Amniotic fluid is an important part of the baby’s life support system. Amniotic fluid is generally produced after 12 days of conception once amniotic sac is formed. Initially Amniotic fluid takes water from mother’s body and after 20 weeks urine of fetus forms the main substance.
It protects baby from any injury and also helps in the development of fetus muscles, limbs, digestive system, and lungs. It allows the fetus to grow, tumble and move in the mother’s womb.
Sometimes amniotic fluid may be produced in very low or high quantity. Measurement of amniotic fluid is too low it is called oligohydramnios. A condition of low amniotic fluid measurement is also called as Oligohydramnios. A high measurement of amniotic fluid is called as polyhydramnios.
Worldwide, out of 8% of pregnant women having low amniotic fluid approximately 4% are being diagnosed with Oligohydramnios. It is most commonly detected in the third trimester and may cause more serious complications in pregnancies longer than 41 weeks. This condition may be a life-threatening situation for fetus due to cord compression, insufficient oxygen or immature lungs development.
Etiology of low Amniotic fluid-
- Birth defects: Low amniotic fluid production can be caused due to problem in the development of fetus urinary tract or kidneys.
- Placental issue: When placenta is not able to provide sufficient blood and nutrients then the fetus may stop recycling of fluid.
- Leakage or membrane rupture: A Premature rupture of membranes (PROM) or tear can cause a slow constant trickle or gush of fluid resulting in low amniotic fluid levels.
- Post-natal Pregnancy: A pregnancy that goes over 42 weeks (Post-natal) can result in low levels of amniotic fluid causing decreased placental functioning.
- Maternal risk factors: Various maternal complications like diabetes, hypertension, preeclampsia, dehydration, and chronic hypoxia can cause low volume of amniotic fluid levels.

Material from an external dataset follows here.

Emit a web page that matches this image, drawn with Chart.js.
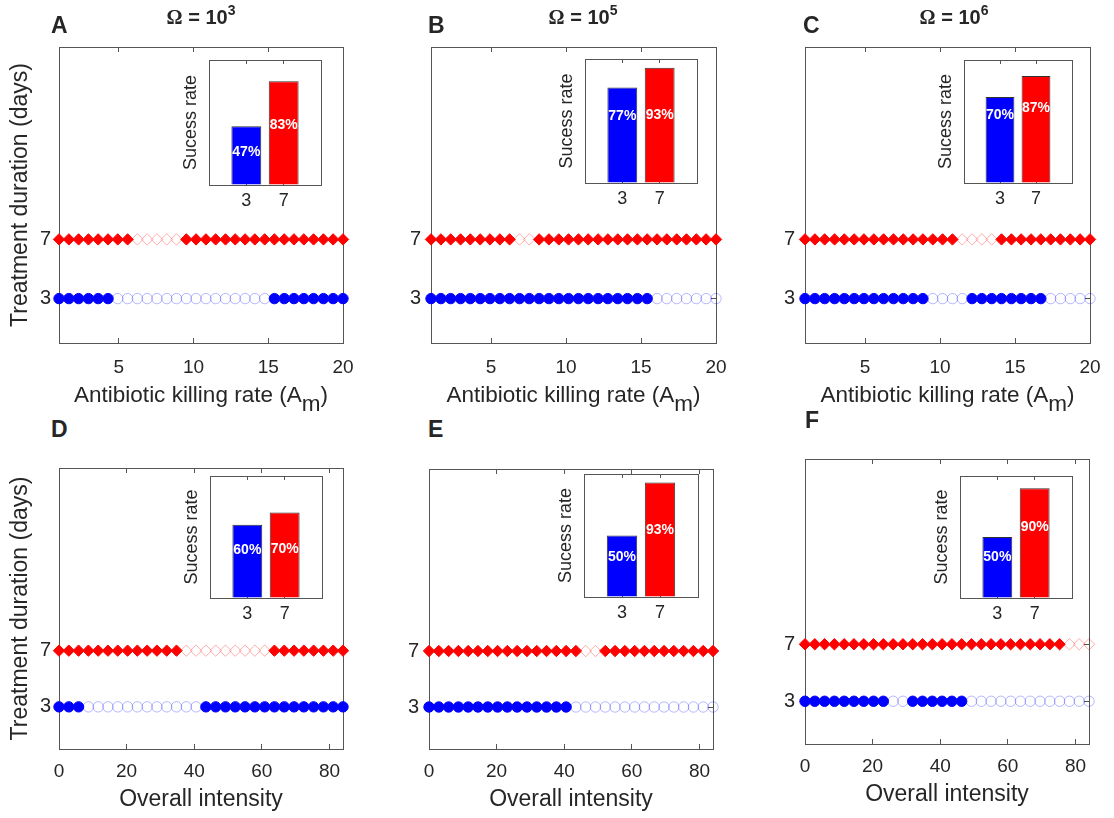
<!DOCTYPE html>
<html><head><meta charset="utf-8">
<script src="https://cdn.jsdelivr.net/npm/chart.js@4.4.1/dist/chart.umd.min.js"></script>
<style>
html,body{margin:0;padding:0;background:#fff;}
body{width:1114px;height:818px;position:relative;overflow:hidden;font-family:"Liberation Sans",Arial,sans-serif;color:#262626;}
canvas{position:absolute;}
.t{position:absolute;white-space:nowrap;line-height:1;}
</style></head><body>
<script>
// ---------------- DATA ----------------
const killingRate = [1.00,1.66,2.31,2.97,3.62,4.28,4.93,5.59,6.24,6.90,7.55,8.21,8.86,9.52,10.17,10.83,11.48,12.14,12.79,13.45,14.10,14.76,15.41,16.07,16.72,17.38,18.03,18.69,19.34,20.00];
const intensity = [0,2.90,5.79,8.69,11.59,14.48,17.38,20.28,23.17,26.07,28.97,31.86,34.76,37.66,40.55,43.45,46.34,49.24,52.14,55.03,57.93,60.83,63.72,66.62,69.52,72.41,75.31,78.21,81.10,84.00];
const durations = [3, 7];
const durationTicks = [3, 7];
const killingTicks = [5, 10, 15, 20];
const intensityTicks = [0, 20, 40, 60, 80];
const omegaExponents = ['3', '5', '6'];

// 1 = treatment success (filled marker), 0 = failure (hollow marker)
const outcomeA3 = [1,1,1,1,1,1,0,0,0,0,0,0,0,0,0,0,0,0,0,0,0,0,1,1,1,1,1,1,1,1];
const outcomeA7 = [1,1,1,1,1,1,1,1,0,0,0,0,0,1,1,1,1,1,1,1,1,1,1,1,1,1,1,1,1,1];
const outcomeB3 = [1,1,1,1,1,1,1,1,1,1,1,1,1,1,1,1,1,1,1,1,1,1,1,0,0,0,0,0,0,0];
const outcomeB7 = [1,1,1,1,1,1,1,1,1,0,0,1,1,1,1,1,1,1,1,1,1,1,1,1,1,1,1,1,1,1];
const outcomeC3 = [1,1,1,1,1,1,1,1,1,1,1,1,1,0,0,0,0,1,1,1,1,1,1,1,1,0,0,0,0,0];
const outcomeC7 = [1,1,1,1,1,1,1,1,1,1,1,1,1,1,1,1,0,0,0,0,1,1,1,1,1,1,1,1,1,1];
const outcomeD3 = [1,1,1,0,0,0,0,0,0,0,0,0,0,0,0,1,1,1,1,1,1,1,1,1,1,1,1,1,1,1];
const outcomeD7 = [1,1,1,1,1,1,1,1,1,1,1,1,1,0,0,0,0,0,0,0,0,0,1,1,1,1,1,1,1,1];
const outcomeE3 = [1,1,1,1,1,1,1,1,1,1,1,1,1,1,1,0,0,0,0,0,0,0,0,0,0,0,0,0,0,0];
const outcomeE7 = [1,1,1,1,1,1,1,1,1,1,1,1,1,1,1,1,0,0,1,1,1,1,1,1,1,1,1,1,1,1];
const outcomeF3 = [1,1,1,1,1,1,1,1,1,0,0,1,1,1,1,1,1,0,0,0,0,0,0,0,0,0,0,0,0,0];
const outcomeF7 = [1,1,1,1,1,1,1,1,1,1,1,1,1,1,1,1,1,1,1,1,1,1,1,1,1,1,1,0,0,0];

// success rates for durations [3, 7]
const successA = [0.47, 0.83];
const successB = [0.77, 0.93];
const successC = [0.70, 0.87];
const successD = [0.60, 0.70];
const successE = [0.50, 0.93];
const successF = [0.50, 0.90];

// ---------------- STYLE / LAYOUT ----------------
const FONT = '"Liberation Sans", Arial, Helvetica, sans-serif';
const C = {red:'#ff0000', blue:'#0000ff', redLight:'rgba(255,0,0,0.32)', blueLight:'rgba(0,0,255,0.28)', axis:'#555555', text:'#262626'};

// labelAt: vertical position of the percentage text, as a fraction of the inset height
const panels = [
  {letter:'A', xs:killingRate, xmin:1, xmax:20, xticks:killingTicks, o3:outcomeA3, o7:outcomeA7, rate:successA,
   box:{l:59,t:47,r:343,b:343}, cl:0, yTitle:true, xTitle:'am', inset:{l:209,t:60,r:321,b:185}, labelAt:[0.26,0.48]},
  {letter:'B', xs:killingRate, xmin:1, xmax:20, xticks:killingTicks, o3:outcomeB3, o7:outcomeB7, rate:successB,
   box:{l:431,t:47,r:716,b:343}, cl:380, yTitle:false, xTitle:'am', inset:{l:585,t:59,r:697,b:183}, labelAt:[0.54,0.55]},
  {letter:'C', xs:killingRate, xmin:1, xmax:20, xticks:killingTicks, o3:outcomeC3, o7:outcomeC7, rate:successC,
   box:{l:805,t:47,r:1090,b:343}, cl:760, yTitle:false, xTitle:'am', inset:{l:964,t:60,r:1072,b:183}, labelAt:[0.55,0.61]},
  {letter:'D', xs:intensity, xmin:0, xmax:84, xticks:intensityTicks, o3:outcomeD3, o7:outcomeD7, rate:successD,
   box:{l:59,t:468,r:343,b:749}, cl:0, yTitle:true, xTitle:'Overall intensity', inset:{l:210,t:476,r:322,b:598}, labelAt:[0.39,0.40]},
  {letter:'E', xs:intensity, xmin:0, xmax:84, xticks:intensityTicks, o3:outcomeE3, o7:outcomeE7, rate:successE,
   box:{l:429,t:469,r:713,b:749}, cl:380, yTitle:false, xTitle:'Overall intensity', inset:{l:584,t:474,r:698,b:597}, labelAt:[0.32,0.545]},
  {letter:'F', xs:intensity, xmin:0, xmax:84, xticks:intensityTicks, o3:outcomeF3, o7:outcomeF7, rate:successF,
   box:{l:805,t:459,r:1089,b:744}, cl:760, yTitle:false, xTitle:'Overall intensity', inset:{l:960,t:476,r:1072,b:598}, labelAt:[0.335,0.58]}
];

function addCanvas(left, top, w, h) {
  const c = document.createElement('canvas');
  c.width = w; c.height = h;
  c.style.left = left + 'px'; c.style.top = top + 'px';
  c.style.width = w + 'px'; c.style.height = h + 'px';
  document.body.appendChild(c);
  return c;
}
function addText(html, x, baseline, size, opts) {
  opts = opts || {};
  const d = document.createElement('div');
  d.className = 't';
  d.innerHTML = html;
  d.style.fontSize = size + 'px';
  d.style.fontWeight = opts.bold ? 'bold' : 'normal';
  d.style.top = (baseline - 0.8465 * size) + 'px';
  d.style.left = x + 'px';
  if (opts.center) d.style.transform = 'translateX(-50%)';
  document.body.appendChild(d);
}

function pick(xs, outcome, y, want) {
  const pts = [];
  xs.forEach((x, i) => { if (outcome[i] === want) pts.push({x: x, y: y}); });
  return pts;
}
function fixedTicks(vals) { return s => { s.ticks = vals.map(v => ({value: v})); }; }
function noPad(s) { s.paddingTop = 0; s.paddingBottom = 0; s.paddingLeft = 0; s.paddingRight = 0; }
function edgeScale(pos, min, max, vals, tl) {
  return {type:'linear', position:pos, min:min, max:max, offset:false,
    afterBuildTicks: fixedTicks(vals),
    afterFit: s => { if (pos === 'top') s.height = 0; else s.width = 0; noPad(s); },
    ticks:{display:false},
    grid:{offset:false, drawOnChartArea:false, drawTicks:vals.length > 0, tickLength:tl, color:C.axis, lineWidth:1},
    border:{display:true, color:C.axis, width:1}};
}

function makeMain(p) {
  const padT = 12, padR = 14, xH = 70;
  const cl = p.cl, ct = p.box.t - padT;
  const cw = p.box.r + padR - cl, ch = p.box.b + xH - ct;
  const cv = addCanvas(cl, ct, cw, ch);
  const yW = p.box.l - cl;
  const base = {clip:false};
  const datasets = [
    Object.assign({data: pick(p.xs, p.o7, 7, 0), pointStyle:'rectRot', pointRadius:5.7, backgroundColor:'rgba(0,0,0,0)', borderColor:C.redLight, pointBorderWidth:1}, base),
    Object.assign({data: pick(p.xs, p.o7, 7, 1), pointStyle:'rectRot', pointRadius:5.7, backgroundColor:C.red, borderColor:C.red, pointBorderWidth:1}, base),
    Object.assign({data: pick(p.xs, p.o3, 3, 0), pointStyle:'circle', pointRadius:5.2, backgroundColor:'rgba(0,0,0,0)', borderColor:C.blueLight, pointBorderWidth:1}, base),
    Object.assign({data: pick(p.xs, p.o3, 3, 1), pointStyle:'circle', pointRadius:5.2, backgroundColor:C.blue, borderColor:C.blue, pointBorderWidth:1}, base)
  ];
  const bottomGap = p.box.b >= 749 || p.letter === 'F' ? 23 : 25;
  new Chart(cv, {
    type:'scatter',
    data:{datasets: datasets},
    options:{
      responsive:false, animation:false, events:[],
      layout:{padding:{top:padT, right:padR, left:0, bottom:0}},
      plugins:{legend:{display:false}, tooltip:{enabled:false}},
      scales:{
        x:{type:'linear', position:'bottom', min:p.xmin, max:p.xmax,
          afterBuildTicks: fixedTicks(p.xticks),
          afterFit: s => { s.height = xH; noPad(s); },
          grid:{drawOnChartArea:false, drawTicks:true, tickLength:-5, color:C.axis, lineWidth:1},
          border:{display:true, color:C.axis, width:1},
          ticks:{color:C.text, font:{family:FONT, size:19}, padding: bottomGap + 5 - 11.4, maxRotation:0, autoSkip:false},
          title:{display: p.xTitle !== 'am', text: p.xTitle, color:C.text, font:{family:FONT, size:23},
                 padding:{top:0, bottom: xH - 51 - 13.8}}
        },
        xTop: edgeScale('top', p.xmin, p.xmax, p.xticks, -5),
        y:{type:'linear', position:'left', min:0, max:20,
          afterBuildTicks: fixedTicks(durationTicks),
          afterFit: s => { s.width = yW; noPad(s); },
          grid:{drawOnChartArea:false, drawTicks:true, tickLength:-5, color:C.axis, lineWidth:1},
          border:{display:true, color:C.axis, width:1},
          ticks:{color:C.text, font:{family:FONT, size:20}, padding: p.yTitle ? 13 : 15},
          title:{display:p.yTitle, text:'Treatment duration (days)', color:C.text, font:{family:FONT, size:23},
                 padding:{top:7, bottom:0}}
        },
        yRight: edgeScale('right', 0, 20, durationTicks, -5)
      }
    }
  });
}

const pctLabels = {
  id:'pctLabels',
  afterDatasetsDraw(chart, args, opts) {
    const ctx = chart.ctx, meta = chart.getDatasetMeta(0), ys = chart.scales.y;
    const ds = chart.data.datasets[0].data;
    meta.data.forEach((bar, i) => {
      const v = ds[i].y;
      ctx.save();
      ctx.fillStyle = '#ffffff';
      ctx.font = 'bold 14px ' + FONT;
      ctx.textAlign = 'center';
      ctx.textBaseline = 'middle';
      ctx.fillText(Math.round(v * 100) + '%', bar.x, ys.getPixelForValue(opts.at[i]));
      ctx.restore();
    });
  }
};

function makeInset(p) {
  const b = p.inset, yW = 40, xH = 34, padT = 6, padR = 6;
  const cl = b.l - yW, ct = b.t - padT;
  const cv = addCanvas(cl, ct, b.r + padR - cl, b.b + xH - ct);
  new Chart(cv, {
    type:'bar',
    data:{datasets:[{
      data: durations.map((d, i) => ({x: i + 1, y: p.rate[i]})),
      backgroundColor:[C.blue, C.red], borderColor:'#333333', borderWidth:1,
      barPercentage:0.8, categoryPercentage:1
    }]},
    options:{
      responsive:false, animation:false, events:[],
      layout:{padding:{top:padT, right:padR, left:0, bottom:0}},
      plugins:{legend:{display:false}, tooltip:{enabled:false}, pctLabels:{at:p.labelAt}},
      scales:{
        x:{type:'linear', position:'bottom', min:0, max:3, offset:false,
          afterBuildTicks: fixedTicks([1, 2]),
          afterFit: s => { s.height = xH; noPad(s); },
          grid:{offset:false, drawOnChartArea:false, drawTicks:true, tickLength:-4, color:C.axis},
          border:{display:true, color:C.axis, width:1},
          ticks:{color:C.text, font:{family:FONT, size:18}, padding:9.2, callback: v => durations[v - 1], maxRotation:0, autoSkip:false}
        },
        xTop: edgeScale('top', 0, 3, [1, 2], -4),
        y:{type:'linear', position:'left', min:0, max:1,
          afterFit: s => { s.width = yW; noPad(s); },
          ticks:{display:false},
          grid:{drawOnChartArea:false, drawTicks:false},
          border:{display:true, color:C.axis, width:1},
          title:{display:true, text:'Sucess rate', color:C.text, font:{family:FONT, size:18}, padding:{top:11.4, bottom:0}}
        },
        yRight: edgeScale('right', 0, 1, [], 0)
      }
    },
    plugins:[pctLabels]
  });
}

// ---------------- BUILD ----------------
panels.forEach(p => { makeMain(p); makeInset(p); });

// Panel letters
addText('A', 51, 33, 23, {bold:true});
addText('B', 428, 33, 23, {bold:true});
addText('C', 803, 33, 23, {bold:true});
addText('D', 51, 437, 23, {bold:true});
addText('E', 428, 437, 23, {bold:true});
addText('F', 805, 428, 23, {bold:true});

// Column titles
const omegaX = [201, 583, 954];
omegaExponents.forEach((e, i) => {
  addText('<span style="font-family:\'Liberation Serif\',serif">&Omega;</span> = 10<span style="font-size:14px;position:relative;top:-9px">' + e + '</span>',
    omegaX[i], 24, 20, {bold:true, center:true});
});

// x-axis titles with subscript for the top row
panels.filter(p => p.xTitle === 'am').forEach(p => {
  addText('Antibiotic killing rate (A<span style="position:relative;top:9px">m</span>)', (p.box.l + p.box.r) / 2, 403, 22.5, {center:true});
});
</script>
</body></html>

The Associated risks of having low amniotic fluid
In the first trimester, it is more risky-
- Birth defects due to compression of fetal organs
- Miscarriage or still-birth
In the second trimester risks are-
- Intrauterine Growth Restriction (IUGR)
- Preterm birth
Diagnosis and Treatment
Amniotic fluid is evaluated using the amniotic fluid index (AFI). Here, fluid packets are measured in four different areas of the uterus and final calculation is done by adding all measurements together to analyze final score on the index. The normal AFI range should be anything between 5 cm and 25 cm which indicates enough amniotic fluid to support fetal health. A value less than 5cm is a cause for concern, and necessary precautions should be taken for the rest period of pregnancy.
The treatment of oligohydramnios is usually given as per gestational period. A preterm condition of a mother is usually monitored very closely. Baby’s activities are monitored with non-stress and contraction stress. In full-term with low amniotic fluid levels, doctors usually recommend delivery of a child.
Various other treatment procedures that can be used are Amnio-infusio, Amniocentesis and maternal re-hydration with oral or IV fluids.